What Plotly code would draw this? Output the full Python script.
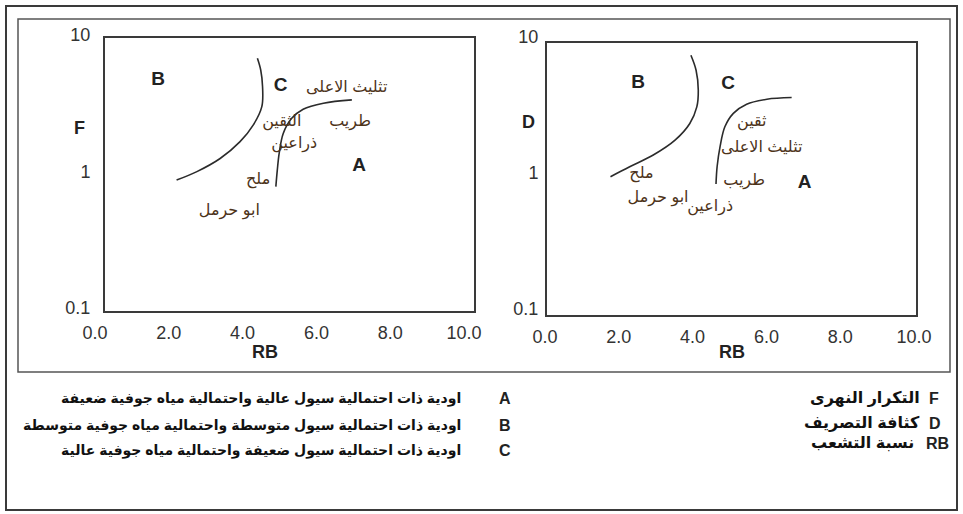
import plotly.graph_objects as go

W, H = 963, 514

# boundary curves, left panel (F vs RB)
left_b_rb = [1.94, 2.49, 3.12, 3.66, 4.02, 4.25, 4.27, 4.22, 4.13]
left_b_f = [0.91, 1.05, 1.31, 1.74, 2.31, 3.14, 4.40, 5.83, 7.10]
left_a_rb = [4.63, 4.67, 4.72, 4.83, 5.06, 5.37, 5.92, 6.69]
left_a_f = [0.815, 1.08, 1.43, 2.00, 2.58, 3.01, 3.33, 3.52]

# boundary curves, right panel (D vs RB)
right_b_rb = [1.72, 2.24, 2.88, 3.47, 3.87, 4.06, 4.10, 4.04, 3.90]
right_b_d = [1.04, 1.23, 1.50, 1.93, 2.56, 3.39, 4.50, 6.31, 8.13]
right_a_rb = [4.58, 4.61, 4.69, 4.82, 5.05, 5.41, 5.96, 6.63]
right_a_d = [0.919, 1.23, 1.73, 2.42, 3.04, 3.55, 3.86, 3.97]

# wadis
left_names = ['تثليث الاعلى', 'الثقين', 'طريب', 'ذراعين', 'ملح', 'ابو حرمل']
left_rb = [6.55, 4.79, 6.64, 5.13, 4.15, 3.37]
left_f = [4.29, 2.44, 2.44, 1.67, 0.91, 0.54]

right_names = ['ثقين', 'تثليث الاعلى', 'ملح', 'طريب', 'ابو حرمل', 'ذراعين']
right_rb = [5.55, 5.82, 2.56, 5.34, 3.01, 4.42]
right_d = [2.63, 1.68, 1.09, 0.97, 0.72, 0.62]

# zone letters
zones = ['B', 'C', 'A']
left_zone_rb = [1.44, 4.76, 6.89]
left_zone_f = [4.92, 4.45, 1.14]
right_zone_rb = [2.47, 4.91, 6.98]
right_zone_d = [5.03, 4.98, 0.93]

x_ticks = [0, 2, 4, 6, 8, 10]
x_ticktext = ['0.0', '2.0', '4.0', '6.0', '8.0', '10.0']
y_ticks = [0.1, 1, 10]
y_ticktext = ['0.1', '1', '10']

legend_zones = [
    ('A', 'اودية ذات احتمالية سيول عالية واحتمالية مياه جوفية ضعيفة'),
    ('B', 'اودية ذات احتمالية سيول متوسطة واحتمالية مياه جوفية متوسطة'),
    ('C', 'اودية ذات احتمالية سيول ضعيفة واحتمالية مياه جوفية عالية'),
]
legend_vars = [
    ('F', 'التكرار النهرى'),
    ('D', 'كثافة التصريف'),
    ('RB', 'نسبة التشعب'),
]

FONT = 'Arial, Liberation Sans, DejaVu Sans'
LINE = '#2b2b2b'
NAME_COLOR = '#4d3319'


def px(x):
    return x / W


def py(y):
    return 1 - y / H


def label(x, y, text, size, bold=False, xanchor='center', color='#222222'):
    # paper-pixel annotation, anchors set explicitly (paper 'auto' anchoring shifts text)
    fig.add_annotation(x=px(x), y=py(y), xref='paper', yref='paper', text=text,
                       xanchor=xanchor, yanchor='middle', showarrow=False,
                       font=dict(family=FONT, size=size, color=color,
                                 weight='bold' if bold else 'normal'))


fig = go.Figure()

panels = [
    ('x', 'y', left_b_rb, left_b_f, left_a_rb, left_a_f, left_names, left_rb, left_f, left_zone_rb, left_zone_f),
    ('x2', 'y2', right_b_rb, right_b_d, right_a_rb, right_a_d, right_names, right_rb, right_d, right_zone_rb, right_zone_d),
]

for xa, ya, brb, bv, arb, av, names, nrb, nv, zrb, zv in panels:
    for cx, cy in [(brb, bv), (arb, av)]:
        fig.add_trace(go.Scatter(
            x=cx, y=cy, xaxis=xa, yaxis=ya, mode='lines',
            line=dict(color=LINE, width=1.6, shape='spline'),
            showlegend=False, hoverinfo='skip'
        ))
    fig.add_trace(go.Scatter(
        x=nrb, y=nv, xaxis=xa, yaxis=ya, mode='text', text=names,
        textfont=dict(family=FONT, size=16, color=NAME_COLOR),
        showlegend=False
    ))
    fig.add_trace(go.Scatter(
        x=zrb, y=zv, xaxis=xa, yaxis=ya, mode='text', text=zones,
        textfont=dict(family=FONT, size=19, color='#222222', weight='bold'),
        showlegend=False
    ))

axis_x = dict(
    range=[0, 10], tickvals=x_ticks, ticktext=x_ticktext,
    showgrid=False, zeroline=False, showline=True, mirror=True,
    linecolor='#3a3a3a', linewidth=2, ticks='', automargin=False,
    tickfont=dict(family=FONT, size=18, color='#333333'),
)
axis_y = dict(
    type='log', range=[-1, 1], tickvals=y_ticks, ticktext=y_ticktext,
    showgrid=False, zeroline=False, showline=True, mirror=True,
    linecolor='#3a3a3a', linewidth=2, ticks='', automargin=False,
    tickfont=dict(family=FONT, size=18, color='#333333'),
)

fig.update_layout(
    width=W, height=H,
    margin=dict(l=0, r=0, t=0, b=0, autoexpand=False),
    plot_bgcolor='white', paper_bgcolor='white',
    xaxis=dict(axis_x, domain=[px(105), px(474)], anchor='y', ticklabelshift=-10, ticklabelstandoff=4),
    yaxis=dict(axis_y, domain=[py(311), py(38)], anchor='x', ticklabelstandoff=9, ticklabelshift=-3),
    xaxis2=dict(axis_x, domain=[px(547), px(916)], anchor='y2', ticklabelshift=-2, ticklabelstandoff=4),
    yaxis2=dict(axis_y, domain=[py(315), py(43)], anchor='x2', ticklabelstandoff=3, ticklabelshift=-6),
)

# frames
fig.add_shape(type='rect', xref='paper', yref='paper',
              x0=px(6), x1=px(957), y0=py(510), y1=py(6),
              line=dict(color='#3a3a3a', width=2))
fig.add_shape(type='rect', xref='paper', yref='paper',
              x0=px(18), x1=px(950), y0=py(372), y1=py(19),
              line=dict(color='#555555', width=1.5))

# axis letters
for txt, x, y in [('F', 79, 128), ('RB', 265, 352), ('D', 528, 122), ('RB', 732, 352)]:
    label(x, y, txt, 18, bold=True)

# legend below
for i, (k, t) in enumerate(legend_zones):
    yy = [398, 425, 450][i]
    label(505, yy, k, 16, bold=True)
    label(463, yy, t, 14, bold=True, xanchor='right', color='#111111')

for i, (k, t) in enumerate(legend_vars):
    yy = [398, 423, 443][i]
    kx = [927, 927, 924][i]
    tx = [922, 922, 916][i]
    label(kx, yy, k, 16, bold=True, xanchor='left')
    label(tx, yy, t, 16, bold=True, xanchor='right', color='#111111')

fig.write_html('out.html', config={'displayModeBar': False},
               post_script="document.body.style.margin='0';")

---------------

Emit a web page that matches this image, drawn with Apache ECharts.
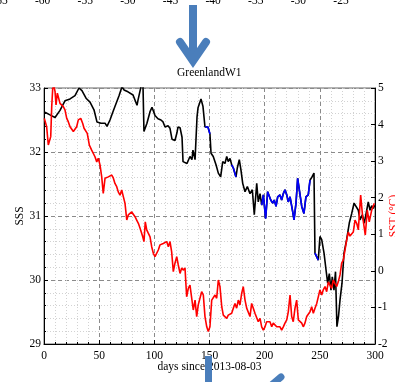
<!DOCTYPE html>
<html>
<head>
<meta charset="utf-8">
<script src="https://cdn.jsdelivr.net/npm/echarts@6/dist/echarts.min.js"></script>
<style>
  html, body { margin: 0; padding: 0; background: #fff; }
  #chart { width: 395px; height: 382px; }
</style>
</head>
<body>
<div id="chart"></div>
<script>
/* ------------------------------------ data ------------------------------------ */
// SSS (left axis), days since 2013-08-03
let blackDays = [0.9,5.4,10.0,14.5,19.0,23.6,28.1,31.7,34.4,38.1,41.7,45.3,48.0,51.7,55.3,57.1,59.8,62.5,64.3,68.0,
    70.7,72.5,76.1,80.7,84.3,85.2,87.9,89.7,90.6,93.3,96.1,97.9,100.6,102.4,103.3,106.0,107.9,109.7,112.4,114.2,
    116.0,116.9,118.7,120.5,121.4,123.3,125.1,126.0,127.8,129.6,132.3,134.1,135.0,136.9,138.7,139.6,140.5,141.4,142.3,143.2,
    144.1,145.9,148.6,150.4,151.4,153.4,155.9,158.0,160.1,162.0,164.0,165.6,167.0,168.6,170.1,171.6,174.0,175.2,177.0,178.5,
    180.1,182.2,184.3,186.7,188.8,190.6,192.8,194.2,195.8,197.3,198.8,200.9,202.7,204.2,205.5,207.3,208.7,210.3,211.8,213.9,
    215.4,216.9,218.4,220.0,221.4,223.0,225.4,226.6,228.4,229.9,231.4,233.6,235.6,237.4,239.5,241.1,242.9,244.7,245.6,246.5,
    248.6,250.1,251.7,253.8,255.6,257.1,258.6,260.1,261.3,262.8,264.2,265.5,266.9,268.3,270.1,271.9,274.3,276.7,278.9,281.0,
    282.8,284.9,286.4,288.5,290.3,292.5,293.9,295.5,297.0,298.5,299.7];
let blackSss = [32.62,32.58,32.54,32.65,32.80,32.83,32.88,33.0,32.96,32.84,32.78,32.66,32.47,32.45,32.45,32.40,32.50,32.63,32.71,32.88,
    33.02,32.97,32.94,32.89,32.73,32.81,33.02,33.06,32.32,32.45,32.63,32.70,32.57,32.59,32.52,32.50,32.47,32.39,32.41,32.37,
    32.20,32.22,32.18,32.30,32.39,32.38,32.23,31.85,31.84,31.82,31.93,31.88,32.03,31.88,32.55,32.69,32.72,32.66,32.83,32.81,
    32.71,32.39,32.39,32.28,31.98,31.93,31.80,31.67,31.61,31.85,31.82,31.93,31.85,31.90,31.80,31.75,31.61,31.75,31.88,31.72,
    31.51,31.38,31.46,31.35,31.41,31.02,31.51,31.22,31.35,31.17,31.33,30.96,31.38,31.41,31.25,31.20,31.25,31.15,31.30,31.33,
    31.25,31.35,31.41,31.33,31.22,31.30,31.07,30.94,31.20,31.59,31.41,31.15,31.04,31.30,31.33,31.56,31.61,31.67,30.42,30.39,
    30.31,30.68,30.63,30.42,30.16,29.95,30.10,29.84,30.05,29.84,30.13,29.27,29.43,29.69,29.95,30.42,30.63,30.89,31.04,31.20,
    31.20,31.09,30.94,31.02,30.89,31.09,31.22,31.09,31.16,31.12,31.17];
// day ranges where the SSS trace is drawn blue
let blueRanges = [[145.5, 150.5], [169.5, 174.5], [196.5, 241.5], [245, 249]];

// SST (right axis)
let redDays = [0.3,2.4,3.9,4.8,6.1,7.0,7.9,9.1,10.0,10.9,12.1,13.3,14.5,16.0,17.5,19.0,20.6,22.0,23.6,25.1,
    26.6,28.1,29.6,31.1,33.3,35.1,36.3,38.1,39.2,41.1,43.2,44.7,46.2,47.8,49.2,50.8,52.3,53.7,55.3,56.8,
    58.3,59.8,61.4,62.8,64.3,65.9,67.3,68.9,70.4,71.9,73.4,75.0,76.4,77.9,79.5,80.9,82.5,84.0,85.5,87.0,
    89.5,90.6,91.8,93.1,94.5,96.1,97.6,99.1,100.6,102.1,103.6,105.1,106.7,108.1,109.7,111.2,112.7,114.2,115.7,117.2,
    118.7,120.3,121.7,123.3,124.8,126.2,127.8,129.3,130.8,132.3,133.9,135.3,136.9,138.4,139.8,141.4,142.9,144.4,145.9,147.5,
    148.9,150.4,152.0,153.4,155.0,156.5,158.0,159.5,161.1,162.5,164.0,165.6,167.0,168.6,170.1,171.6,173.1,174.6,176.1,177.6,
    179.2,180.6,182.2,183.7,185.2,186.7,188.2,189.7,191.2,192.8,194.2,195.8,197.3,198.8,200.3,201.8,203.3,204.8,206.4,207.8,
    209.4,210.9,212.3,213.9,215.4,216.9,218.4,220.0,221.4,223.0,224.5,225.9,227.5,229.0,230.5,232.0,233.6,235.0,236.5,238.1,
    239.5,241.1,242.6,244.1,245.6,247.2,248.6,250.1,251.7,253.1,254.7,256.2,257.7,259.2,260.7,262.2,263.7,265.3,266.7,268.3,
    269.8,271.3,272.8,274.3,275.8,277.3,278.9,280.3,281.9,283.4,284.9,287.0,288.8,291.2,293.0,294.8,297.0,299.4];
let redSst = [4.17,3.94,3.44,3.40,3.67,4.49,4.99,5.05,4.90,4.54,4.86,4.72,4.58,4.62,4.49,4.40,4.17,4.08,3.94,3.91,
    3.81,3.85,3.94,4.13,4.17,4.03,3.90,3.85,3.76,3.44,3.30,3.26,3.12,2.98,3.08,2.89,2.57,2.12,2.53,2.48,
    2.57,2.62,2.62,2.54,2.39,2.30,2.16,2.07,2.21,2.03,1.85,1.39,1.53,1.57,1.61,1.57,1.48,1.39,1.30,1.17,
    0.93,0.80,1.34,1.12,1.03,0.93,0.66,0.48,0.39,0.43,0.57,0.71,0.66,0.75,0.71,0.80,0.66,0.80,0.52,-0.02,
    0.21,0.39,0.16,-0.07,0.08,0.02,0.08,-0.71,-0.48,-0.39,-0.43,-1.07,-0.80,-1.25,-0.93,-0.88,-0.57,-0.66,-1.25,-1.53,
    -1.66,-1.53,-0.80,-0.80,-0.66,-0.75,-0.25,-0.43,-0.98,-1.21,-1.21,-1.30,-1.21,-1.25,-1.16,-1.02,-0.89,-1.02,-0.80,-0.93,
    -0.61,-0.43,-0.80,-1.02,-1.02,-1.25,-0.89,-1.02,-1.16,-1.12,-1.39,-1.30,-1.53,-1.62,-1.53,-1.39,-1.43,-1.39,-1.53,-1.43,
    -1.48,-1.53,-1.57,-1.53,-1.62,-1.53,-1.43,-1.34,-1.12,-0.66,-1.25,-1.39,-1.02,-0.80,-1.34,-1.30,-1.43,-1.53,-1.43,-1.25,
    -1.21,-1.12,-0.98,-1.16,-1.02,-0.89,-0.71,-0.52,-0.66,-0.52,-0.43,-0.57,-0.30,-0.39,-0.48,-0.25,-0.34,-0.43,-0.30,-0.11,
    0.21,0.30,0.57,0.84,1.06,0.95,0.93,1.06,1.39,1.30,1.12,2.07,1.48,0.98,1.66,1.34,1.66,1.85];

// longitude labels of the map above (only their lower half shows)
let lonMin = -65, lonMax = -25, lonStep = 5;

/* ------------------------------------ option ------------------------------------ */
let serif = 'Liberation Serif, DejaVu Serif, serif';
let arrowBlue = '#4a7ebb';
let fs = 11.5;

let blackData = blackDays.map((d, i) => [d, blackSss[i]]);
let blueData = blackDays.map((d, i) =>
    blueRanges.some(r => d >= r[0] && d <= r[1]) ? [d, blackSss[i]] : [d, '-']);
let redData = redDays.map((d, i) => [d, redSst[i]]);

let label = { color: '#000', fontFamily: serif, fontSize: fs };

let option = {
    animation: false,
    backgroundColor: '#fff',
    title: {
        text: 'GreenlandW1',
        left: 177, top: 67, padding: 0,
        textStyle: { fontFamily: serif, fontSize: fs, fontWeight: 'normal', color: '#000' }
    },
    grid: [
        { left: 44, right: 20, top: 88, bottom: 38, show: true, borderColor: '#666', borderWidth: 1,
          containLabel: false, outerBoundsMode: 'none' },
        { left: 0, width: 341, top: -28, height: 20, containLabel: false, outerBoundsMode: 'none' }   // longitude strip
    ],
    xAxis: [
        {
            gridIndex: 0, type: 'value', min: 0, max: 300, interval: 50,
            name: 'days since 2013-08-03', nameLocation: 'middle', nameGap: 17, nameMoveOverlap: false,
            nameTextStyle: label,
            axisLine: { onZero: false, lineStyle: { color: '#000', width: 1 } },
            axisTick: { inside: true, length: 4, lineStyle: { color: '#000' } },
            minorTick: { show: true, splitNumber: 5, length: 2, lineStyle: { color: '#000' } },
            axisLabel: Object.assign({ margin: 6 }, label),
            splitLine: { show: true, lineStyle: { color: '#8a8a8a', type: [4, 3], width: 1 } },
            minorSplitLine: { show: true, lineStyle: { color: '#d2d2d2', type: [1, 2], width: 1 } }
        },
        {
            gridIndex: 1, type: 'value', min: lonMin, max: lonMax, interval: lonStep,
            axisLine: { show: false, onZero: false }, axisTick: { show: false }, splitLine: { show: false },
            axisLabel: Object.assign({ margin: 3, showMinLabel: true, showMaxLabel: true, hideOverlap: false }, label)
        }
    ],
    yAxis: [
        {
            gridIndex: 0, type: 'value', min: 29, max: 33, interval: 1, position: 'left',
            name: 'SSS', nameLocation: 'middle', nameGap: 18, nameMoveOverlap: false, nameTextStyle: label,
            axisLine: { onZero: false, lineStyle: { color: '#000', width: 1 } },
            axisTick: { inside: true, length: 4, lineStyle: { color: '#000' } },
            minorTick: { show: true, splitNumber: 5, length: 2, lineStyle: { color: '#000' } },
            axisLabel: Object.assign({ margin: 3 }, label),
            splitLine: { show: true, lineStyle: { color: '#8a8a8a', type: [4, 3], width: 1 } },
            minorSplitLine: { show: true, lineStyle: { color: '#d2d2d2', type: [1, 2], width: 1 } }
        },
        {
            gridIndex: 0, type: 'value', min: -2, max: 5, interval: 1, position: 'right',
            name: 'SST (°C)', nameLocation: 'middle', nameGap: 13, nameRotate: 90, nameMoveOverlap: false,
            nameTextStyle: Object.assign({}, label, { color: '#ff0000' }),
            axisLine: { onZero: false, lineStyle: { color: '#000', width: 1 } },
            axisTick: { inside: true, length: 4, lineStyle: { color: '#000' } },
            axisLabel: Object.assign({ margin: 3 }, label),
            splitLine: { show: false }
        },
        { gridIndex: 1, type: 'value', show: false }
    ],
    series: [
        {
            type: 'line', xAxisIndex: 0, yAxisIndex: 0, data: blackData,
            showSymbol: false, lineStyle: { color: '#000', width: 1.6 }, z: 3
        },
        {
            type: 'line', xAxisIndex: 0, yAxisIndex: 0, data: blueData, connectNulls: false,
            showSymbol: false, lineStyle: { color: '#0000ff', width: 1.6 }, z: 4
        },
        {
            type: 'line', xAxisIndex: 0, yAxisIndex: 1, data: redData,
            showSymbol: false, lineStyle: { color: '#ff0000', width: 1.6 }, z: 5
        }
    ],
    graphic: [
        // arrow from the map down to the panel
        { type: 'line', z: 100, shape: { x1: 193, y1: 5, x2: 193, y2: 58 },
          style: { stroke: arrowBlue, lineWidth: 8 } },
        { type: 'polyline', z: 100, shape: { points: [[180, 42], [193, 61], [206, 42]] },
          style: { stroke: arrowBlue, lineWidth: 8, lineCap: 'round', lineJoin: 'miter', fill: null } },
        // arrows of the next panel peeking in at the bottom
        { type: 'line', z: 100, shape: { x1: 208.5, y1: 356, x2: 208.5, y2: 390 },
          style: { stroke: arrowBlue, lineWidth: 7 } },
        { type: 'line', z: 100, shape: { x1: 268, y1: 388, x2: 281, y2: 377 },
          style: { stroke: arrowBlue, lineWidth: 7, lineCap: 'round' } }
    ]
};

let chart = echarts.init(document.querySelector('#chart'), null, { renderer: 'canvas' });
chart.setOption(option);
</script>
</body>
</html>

---------------

** GOAL OF THE EXERCISE **
Pictures do not belong in the copy. Reproduce exactly the lines from the one with "What Plotly code" to the one with "right_zone_d = [5.03, 4.98, 0.93]", both lines included.

** ANSWER FOR THE TASK **
What Plotly code would draw this? Output the full Python script.
import plotly.graph_objects as go

W, H = 963, 514

# boundary curves, left panel (F vs RB)
left_b_rb = [1.94, 2.49, 3.12, 3.66, 4.02, 4.25, 4.27, 4.22, 4.13]
left_b_f = [0.91, 1.05, 1.31, 1.74, 2.31, 3.14, 4.40, 5.83, 7.10]
left_a_rb = [4.63, 4.67, 4.72, 4.83, 5.06, 5.37, 5.92, 6.69]
left_a_f = [0.815, 1.08, 1.43, 2.00, 2.58, 3.01, 3.33, 3.52]

# boundary curves, right panel (D vs RB)
right_b_rb = [1.72, 2.24, 2.88, 3.47, 3.87, 4.06, 4.10, 4.04, 3.90]
right_b_d = [1.04, 1.23, 1.50, 1.93, 2.56, 3.39, 4.50, 6.31, 8.13]
right_a_rb = [4.58, 4.61, 4.69, 4.82, 5.05, 5.41, 5.96, 6.63]
right_a_d = [0.919, 1.23, 1.73, 2.42, 3.04, 3.55, 3.86, 3.97]

# wadis
left_names = ['تثليث الاعلى', 'الثقين', 'طريب', 'ذراعين', 'ملح', 'ابو حرمل']
left_rb = [6.55, 4.79, 6.64, 5.13, 4.15, 3.37]
left_f = [4.29, 2.44, 2.44, 1.67, 0.91, 0.54]

right_names = ['ثقين', 'تثليث الاعلى', 'ملح', 'طريب', 'ابو حرمل', 'ذراعين']
right_rb = [5.55, 5.82, 2.56, 5.34, 3.01, 4.42]
right_d = [2.63, 1.68, 1.09, 0.97, 0.72, 0.62]

# zone letters
zones = ['B', 'C', 'A']
left_zone_rb = [1.44, 4.76, 6.89]
left_zone_f = [4.92, 4.45, 1.14]
right_zone_rb = [2.47, 4.91, 6.98]
right_zone_d = [5.03, 4.98, 0.93]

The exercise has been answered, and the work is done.